Clause de sauvegarde sur le maïs MON 810 : une décision purement politicienne
Ceux qui ont suivi les épisodes récents du feuilleton OGM peuvent difficilement s’étonner de la décision prise par le gouvernement d’activer la clause de sauvegarde permettant un moratoire sur les cultures de maïs transgéniques en France : Il y a quelques semaines, les associations les plus virulemment opposées aux OGM ne se vantaient-elles pas d’ en avoir obtenu la garantie par Nathalie Kosciusko-Morizet, , à la suite de négociations directes et exclusives? (1) La décision prise, le gouvernement s’est à peine préoccupé d’y mettre un minimum de forme pour en gommer l’aspect purement politicien. Le comité de préfiguration de la « Haute autorité sur les OGM » allait se charger par la voix de son président de fournir le prétexte, quitte à piéger les scientifiques déjà minoritaires dans l’instance.
Les péripéties des derniers jours méritent sans doute d’être inscrites dans les annales de la pantalonnade politique (2):
- 1/ Mardi 8 Janvier, dans sa conférence élyséenne, « Moi Je », alias Nicolas Sarkozy annonce : « Si le comité de préfiguration de la Haute autorité, qui doit se prononcer mercredi sur le Mon810, seul OGM cultivé en France, soulève des doutes sérieux sur les OGM actuellement cultivés en France je suis disposé à recourir à la clause de sauvegarde jusqu'à ce que la Commission européenne tranche le problème".
- 2/ Mercredi, Jean-François Legrand, président de la Haute Autorité
provisoire, reprend exactement la formule « doutes sérieux » en remettant son rapport à Jean Louis Borloo , évoquant des « éléments scientifiques
nouveaux » notamment : "la dissémination à longue distance, sur plusieurs dizaines, voire centaines de kilomètres" de l'OGM en question, "la résistance chez des insectes" et
"les effets constatés sur la flore et la faune", notamment sur le lombric et les micro organismes.
Égal à lui-même, Borloo affirme dans la foulée : "Des scientifiques pointus nous ont répondu qu'il y avait des éléments scientifiques nouveaux par rapport à ceux qui avaient permis l'autorisation du Mon 810 en 1998 et ils ont fait état de doutes sérieux."

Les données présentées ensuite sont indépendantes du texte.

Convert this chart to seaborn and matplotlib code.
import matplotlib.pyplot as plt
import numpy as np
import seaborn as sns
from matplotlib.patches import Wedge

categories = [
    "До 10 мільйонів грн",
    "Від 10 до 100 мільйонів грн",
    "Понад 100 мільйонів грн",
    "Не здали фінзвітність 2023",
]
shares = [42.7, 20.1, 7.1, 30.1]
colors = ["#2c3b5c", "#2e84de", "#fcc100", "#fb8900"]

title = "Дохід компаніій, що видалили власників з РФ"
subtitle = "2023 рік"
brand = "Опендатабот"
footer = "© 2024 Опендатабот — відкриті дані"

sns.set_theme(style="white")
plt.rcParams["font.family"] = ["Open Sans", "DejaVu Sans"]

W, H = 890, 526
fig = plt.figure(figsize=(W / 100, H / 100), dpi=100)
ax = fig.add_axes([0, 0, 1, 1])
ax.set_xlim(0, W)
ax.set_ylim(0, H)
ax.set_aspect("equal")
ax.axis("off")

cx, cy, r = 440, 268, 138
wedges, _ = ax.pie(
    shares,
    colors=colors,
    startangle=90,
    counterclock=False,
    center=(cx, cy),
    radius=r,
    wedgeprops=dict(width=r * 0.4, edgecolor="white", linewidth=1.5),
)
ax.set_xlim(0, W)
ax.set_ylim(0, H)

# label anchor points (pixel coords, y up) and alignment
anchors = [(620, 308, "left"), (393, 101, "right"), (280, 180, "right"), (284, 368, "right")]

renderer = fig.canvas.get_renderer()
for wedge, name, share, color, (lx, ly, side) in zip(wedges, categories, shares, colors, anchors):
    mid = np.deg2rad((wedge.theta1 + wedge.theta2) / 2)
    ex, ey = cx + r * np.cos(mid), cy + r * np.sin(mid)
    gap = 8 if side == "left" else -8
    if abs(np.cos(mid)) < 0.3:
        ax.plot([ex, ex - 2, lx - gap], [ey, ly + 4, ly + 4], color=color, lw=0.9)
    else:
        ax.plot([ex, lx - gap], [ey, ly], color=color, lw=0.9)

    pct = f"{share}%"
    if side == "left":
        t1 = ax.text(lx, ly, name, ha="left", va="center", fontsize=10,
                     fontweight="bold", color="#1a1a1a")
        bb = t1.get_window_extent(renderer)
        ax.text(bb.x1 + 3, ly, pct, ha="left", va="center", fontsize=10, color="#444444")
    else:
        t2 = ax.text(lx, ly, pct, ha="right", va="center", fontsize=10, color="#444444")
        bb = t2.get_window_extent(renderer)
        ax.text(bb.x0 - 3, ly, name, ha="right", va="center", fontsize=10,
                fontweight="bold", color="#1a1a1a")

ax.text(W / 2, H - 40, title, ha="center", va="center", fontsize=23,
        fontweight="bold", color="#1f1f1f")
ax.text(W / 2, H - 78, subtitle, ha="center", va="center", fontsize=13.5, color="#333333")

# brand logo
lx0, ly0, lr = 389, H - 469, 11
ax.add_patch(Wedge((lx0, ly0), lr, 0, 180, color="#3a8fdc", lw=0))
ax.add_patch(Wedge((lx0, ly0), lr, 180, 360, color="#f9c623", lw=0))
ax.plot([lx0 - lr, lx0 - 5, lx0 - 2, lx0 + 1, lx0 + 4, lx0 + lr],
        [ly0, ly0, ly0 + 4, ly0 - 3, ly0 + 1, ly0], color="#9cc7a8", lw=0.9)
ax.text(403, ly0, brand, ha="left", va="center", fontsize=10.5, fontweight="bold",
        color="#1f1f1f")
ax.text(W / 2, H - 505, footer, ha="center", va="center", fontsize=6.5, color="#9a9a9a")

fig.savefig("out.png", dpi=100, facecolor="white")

- 3/ Or dès le lendemain, 14 membres de la Haute autorité provisoire, dont la quasi-totalité du collège scientifique provisoire (12 sur 15),éprouvent le besoin de mettre les choses au point, soulignant que les termes de doutes sérieux et de faits scientifiques nouveaux négatifs ne figuraient pas dans un rapport. Les termes exacts de l'avis, selon eux, sont que "ces faits et questions (...) représentent des interrogations quant aux conséquences environnementales, sanitaires et économiques possibles de la culture et de la commercialisation du MON810" et que le "comité de préfiguration souligne la publication de plusieurs faits scientifiques nouveaux qui concernent l'impact du MON810 sur l'environnement, sur la santé humaine, l'économie et l'agronomie". Ceux-ci "regrettent le manque de temps qui ne leur a pas permis, d'une part de réaliser une expertise plus complète du MON810 selon les critères de l'expertise collective, et d'autre part de relire sereinement l'avis avant sa diffusion"

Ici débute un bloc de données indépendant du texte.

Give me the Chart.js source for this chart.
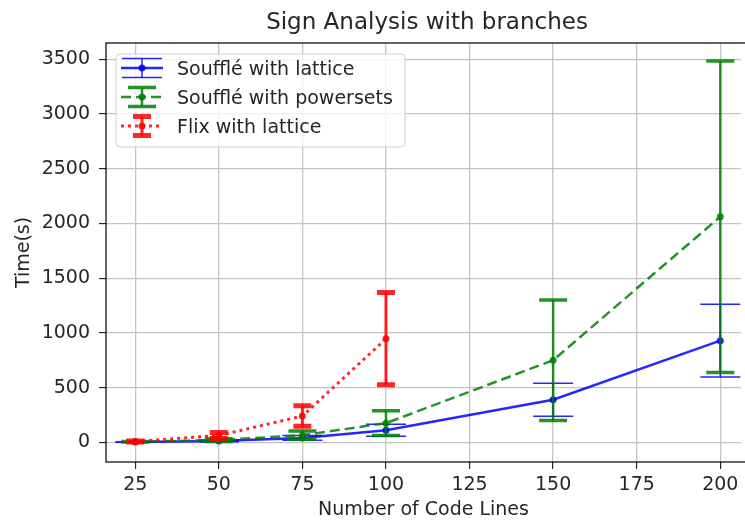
<!DOCTYPE html>
<html>
<head>
<meta charset="utf-8">
<script src="https://cdn.jsdelivr.net/npm/chart.js@4.4.0/dist/chart.umd.min.js"></script>
<style>
  html, body { margin: 0; padding: 0; background: #fff; }
  #wrap { width: 745px; height: 523px; }
</style>
</head>
<body>
<div id="wrap"><canvas id="signChart" width="745" height="523"></canvas></div>
<script>
var codeLines = [25, 50, 75, 100, 150, 200];
var xTicks = [25, 50, 75, 100, 125, 150, 175, 200];
var yTicks = [0, 500, 1000, 1500, 2000, 2500, 3000, 3500];

var souffleLattice = [3, 12, 40, 110, 389, 929];
var souffleLatticeErr = [2, 8, 22, 55, 150, 333];
var soufflePowersets = [5, 20, 65, 175, 750, 2062];
var soufflePowersetsErr = [3, 12, 38, 113, 551, 1424];
var flixLattice = [8, 62, 240, 947];
var flixLatticeErr = [5, 28, 94, 422];

var blueColor = 'rgba(0, 0, 255, 0.85)';
var greenColor = 'rgba(0, 128, 0, 0.85)';
var redColor = 'rgba(255, 0, 0, 0.85)';
var textColor = '#262626';
var fontFamily = '"DejaVu Sans", sans-serif';
var fontSize = 19;

function points(values){
    return values.map(function(v, i){ return {x: codeLines[i], y: v}; });
}

var series = [
    {label: 'Soufflé with lattice', data: souffleLattice, err: souffleLatticeErr, color: blueColor,
     dash: [], lw: 2.5, barW: 1.5, capHalf: 20, capW: 1.5, order: 3},
    {label: 'Soufflé with powersets', data: soufflePowersets, err: soufflePowersetsErr, color: greenColor,
     dash: [10, 5], lw: 2.5, barW: 2.5, capHalf: 14, capW: 3.5, order: 2},
    {label: 'Flix with lattice', data: flixLattice, err: flixLatticeErr, color: redColor,
     dash: [3, 4], lw: 3, barW: 3, capHalf: 9, capW: 5, order: 1}
];

function drawErrorBar(ctx, s, x, yTop, yBot){
    ctx.save();
    ctx.strokeStyle = s.color;
    ctx.setLineDash([]);
    ctx.lineWidth = s.barW;
    ctx.beginPath();
    ctx.moveTo(x, yTop);
    ctx.lineTo(x, yBot);
    ctx.stroke();
    ctx.lineWidth = s.capW;
    ctx.beginPath();
    ctx.moveTo(x - s.capHalf, yTop);
    ctx.lineTo(x + s.capHalf, yTop);
    ctx.moveTo(x - s.capHalf, yBot);
    ctx.lineTo(x + s.capHalf, yBot);
    ctx.stroke();
    ctx.restore();
}

var errorBars = {
    id: 'errorBars',
    beforeDatasetDraw: function(chart, args){
        var s = series[args.index];
        var xs = chart.scales.x, ys = chart.scales.y;
        var ctx = chart.ctx;
        ctx.save();
        ctx.beginPath();
        ctx.rect(chart.chartArea.left, chart.chartArea.top, chart.chartArea.width, chart.chartArea.height);
        ctx.clip();
        s.data.forEach(function(v, i){
            var px = xs.getPixelForValue(codeLines[i]);
            drawErrorBar(ctx, s, px, ys.getPixelForValue(v + s.err[i]), ys.getPixelForValue(v - s.err[i]));
        });
        ctx.restore();
    },
    afterDraw: function(chart){
        var ctx = chart.ctx;
        var a = chart.chartArea;
        // frame
        ctx.save();
        ctx.strokeStyle = '#000';
        ctx.lineWidth = 1.2;
        ctx.strokeRect(a.left, a.top, a.right - a.left + 5, a.bottom - a.top);
        // title
        ctx.fillStyle = textColor;
        ctx.font = '23px ' + fontFamily;
        ctx.textAlign = 'center';
        ctx.textBaseline = 'alphabetic';
        ctx.fillText('Sign Analysis with branches', 427, 29);
        // legend
        var lx = 116, ly = 54, lw = 289, lh = 93;
        ctx.fillStyle = 'rgba(255,255,255,0.8)';
        ctx.strokeStyle = '#d0d0d0';
        ctx.lineWidth = 1;
        ctx.beginPath();
        ctx.roundRect(lx, ly, lw, lh, 4);
        ctx.fill();
        ctx.stroke();
        series.forEach(function(s, i){
            var cy = 68 + i * 29;
            var hx = 142;
            ctx.save();
            ctx.strokeStyle = s.color;
            ctx.lineWidth = s.lw;
            ctx.setLineDash(s.dash);
            ctx.beginPath();
            ctx.moveTo(121, cy);
            ctx.lineTo(163, cy);
            ctx.stroke();
            ctx.restore();
            drawErrorBar(ctx, s, hx, cy - 9.5, cy + 9.5);
            ctx.fillStyle = s.color;
            ctx.beginPath();
            ctx.arc(hx, cy, 3.5, 0, Math.PI * 2);
            ctx.fill();
            ctx.fillStyle = textColor;
            ctx.font = fontSize + 'px ' + fontFamily;
            ctx.textAlign = 'left';
            ctx.textBaseline = 'alphabetic';
            ctx.fillText(s.label, 177, cy + 7);
        });
        ctx.restore();
    }
};

new Chart(document.getElementById('signChart').getContext('2d'), {
    type: 'line',
    data: {
        datasets: series.map(function(s){
            return {
                label: s.label,
                data: points(s.data),
                borderColor: s.color,
                backgroundColor: s.color,
                borderWidth: s.lw,
                borderDash: s.dash,
                pointRadius: 3.5,
                pointBorderWidth: 0,
                pointBackgroundColor: s.color,
                fill: false,
                tension: 0,
                order: s.order
            };
        })
    },
    options: {
        responsive: false,
        animation: false,
        layout: { padding: { left: 0, right: 0, top: 43, bottom: 0 } },
        plugins: {
            legend: { display: false },
            tooltip: { enabled: false },
            title: { display: false }
        },
        scales: {
            x: {
                type: 'linear',
                min: 16.25,
                max: 206.2,
                afterBuildTicks: function(axis){ axis.ticks = xTicks.map(function(v){ return {value: v}; }); },
                afterFit: function(axis){ axis.height = 61; },
                border: { display: false },
                grid: { color: '#c4c4c4', lineWidth: 1.3, tickColor: '#000', tickLength: 7, tickWidth: 1 },
                ticks: { color: textColor, font: { family: fontFamily, size: fontSize }, padding: 5, maxRotation: 0,
                         callback: function(v){ return String(v); } },
                title: { display: true, text: 'Number of Code Lines', color: textColor,
                         font: { family: fontFamily, size: fontSize }, padding: { top: 2, bottom: 2 } }
            },
            y: {
                min: -180,
                max: 3650,
                afterBuildTicks: function(axis){ axis.ticks = yTicks.map(function(v){ return {value: v}; }); },
                afterFit: function(axis){ axis.width = 106; },
                border: { display: false },
                grid: { color: '#c4c4c4', lineWidth: 1.3, tickColor: '#000', tickLength: 7, tickWidth: 1 },
                ticks: { color: textColor, font: { family: fontFamily, size: fontSize }, padding: 9,
                         callback: function(v){ return String(v); } },
                title: { display: true, text: 'Time(s)', color: textColor,
                         font: { family: fontFamily, size: fontSize }, padding: { top: 12.5, bottom: 12.5 } }
            }
        }
    },
    plugins: [errorBars]
});
</script>
</body>
</html>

De son côté , "Ni les termes de 'risques sérieux', ni ceux des 'effets négatifs' n'ont été employés dans l'avis", qui n'a en outre "pas été validé", a assuré M. Le Déaut, député socialiste.
L’AFIS quant à elle précise la nature des « faits nouveaux » (3) figurant dans les considérants du rapport :
" Après examen de l’avis émis et contact avec plusieurs scientifiques ayant participé aux réunions du Comité de préfiguration de la haute autorité, l’Association Française pour l’Information Scientifique dresse le constat synthétique suivant :
cet avis est constitué d’une liste de données ;
ces données n’ont pas été discutées scientifiquement ;
même si aucun des arguments avancés n’est erroné, tous sont approximatifs dans la formulation et incomplets sur le fond ;
aucun des arguments avancés de cette liste ne peut être caractérisé comme nouveau et grave justifiant l’activation de la clause de sauvegarde."

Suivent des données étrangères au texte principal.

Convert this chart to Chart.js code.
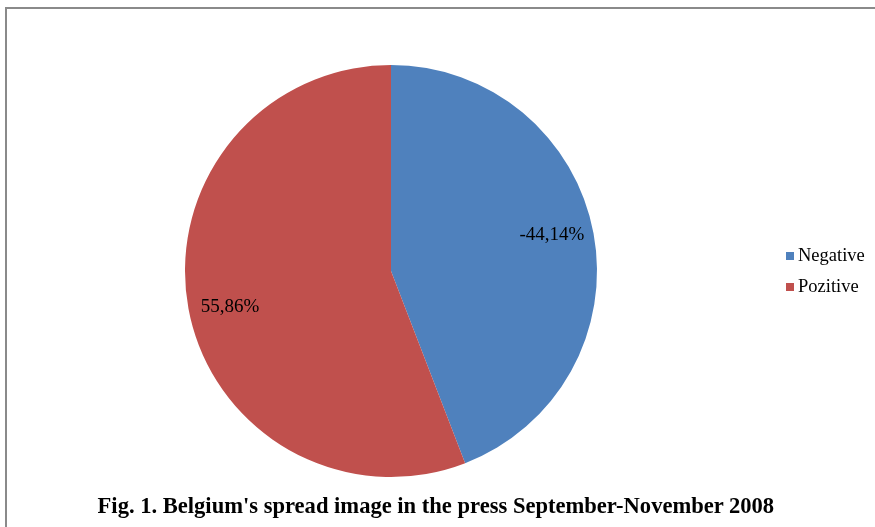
<!DOCTYPE html>
<html>
<head>
<meta charset="utf-8">
<script src="https://cdn.jsdelivr.net/npm/chart.js@4/dist/chart.umd.min.js"></script>
<style>
  html, body { margin: 0; padding: 0; background: #fff; }
  #wrap { position: relative; width: 875px; height: 527px; overflow: hidden; }
  #frame { position: absolute; left: 5px; top: 7px; width: 880px; height: 530px;
           border-top: 2px solid #8a8a8a; border-left: 2px solid #8a8a8a; }
  #chart { position: absolute; left: 0; top: 0; }
  #caption { position: absolute; left: 0; width: 875px; top: 492px; text-align: center;
             font-family: "Liberation Serif", "Times New Roman", serif; font-weight: bold;
             font-size: 24px; color: #000; }
  #caption span { display: inline-block; transform: scaleX(0.94); transform-origin: 50% 50%;
                  margin-left: -3px; white-space: nowrap; }
</style>
</head>
<body>
<div id="wrap">
  <div id="frame"></div>
  <canvas id="chart" width="875" height="527"></canvas>
  <div id="caption"><span>Fig. 1. Belgium's spread image in the press September-November 2008</span></div>
</div>
<script>
  // 円グラフのデータ
  const categories = ['Negative', 'Pozitive'];
  const shares = [44.14, 55.86];
  const valueLabels = ['-44,14%', '55,86%'];
  const colors = ['#4f81bd', '#c0504d'];

  const serif = '"Liberation Serif", "Times New Roman", serif';

  // slice labels inside each arc (slightly before the mid angle, like Excel's best fit)
  const sliceLabels = {
    id: 'sliceLabels',
    afterDatasetsDraw(chart) {
      const ctx = chart.ctx;
      const meta = chart.getDatasetMeta(0);
      ctx.save();
      ctx.font = '19px ' + serif;
      ctx.fillStyle = '#000';
      ctx.textAlign = 'center';
      ctx.textBaseline = 'middle';
      meta.data.forEach(function(arc, i) {
        const p = arc.getProps(['x', 'y', 'startAngle', 'endAngle', 'outerRadius'], true);
        const mid = (p.startAngle + p.endAngle) / 2 - 0.035;
        const r = p.outerRadius * 0.8;
        ctx.fillText(valueLabels[i], p.x + Math.cos(mid) * r, p.y + Math.sin(mid) * r);
      });
      ctx.restore();
    }
  };

  // legend on the right, drawn by hand
  const sideLegend = {
    id: 'sideLegend',
    afterDraw(chart) {
      const ctx = chart.ctx;
      ctx.save();
      ctx.font = '18.5px ' + serif;
      ctx.textBaseline = 'middle';
      ctx.textAlign = 'left';
      chart.data.labels.forEach(function(label, i) {
        const y = 256 + i * 31;
        ctx.fillStyle = chart.data.datasets[0].backgroundColor[i];
        ctx.fillRect(786, y - 4, 8, 8);
        ctx.fillStyle = '#000';
        ctx.fillText(label, 798, y);
      });
      ctx.restore();
    }
  };

  new Chart(document.getElementById('chart').getContext('2d'), {
    type: 'pie',
    data: {
      labels: categories,
      datasets: [{
        data: shares,
        backgroundColor: colors,
        borderWidth: 0
      }]
    },
    options: {
      responsive: false,
      animation: false,
      layout: {
        padding: { top: 65, bottom: 50, left: 185, right: 278 }
      },
      plugins: {
        legend: { display: false },
        tooltip: { enabled: false }
      }
    },
    plugins: [sliceLabels, sideLegend]
  });
</script>
</body>
</html>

4/ C’est donc le 12 Janvier que, prétendant s'appuyer sur le rapport de l'Autorité provisoire , le gouvernement rend publique la décision… que ses ministres avaient promise un mois auparavant aux associations anti-OGM. Le rôle de cette Autorité provisoire ( ? )-Y en aura-t-il une autre ? - n’aura donc en aucun cas été de produire un éclairage scientifique , une étude approfondie et une expertise réelle de la question des OGM en vue d’une nouvelle législation , mais de fournir hâtivement un rapport diplomatique aux formules suffisamment alambiquées pour constituer l’alibi d’une décision déjà prise.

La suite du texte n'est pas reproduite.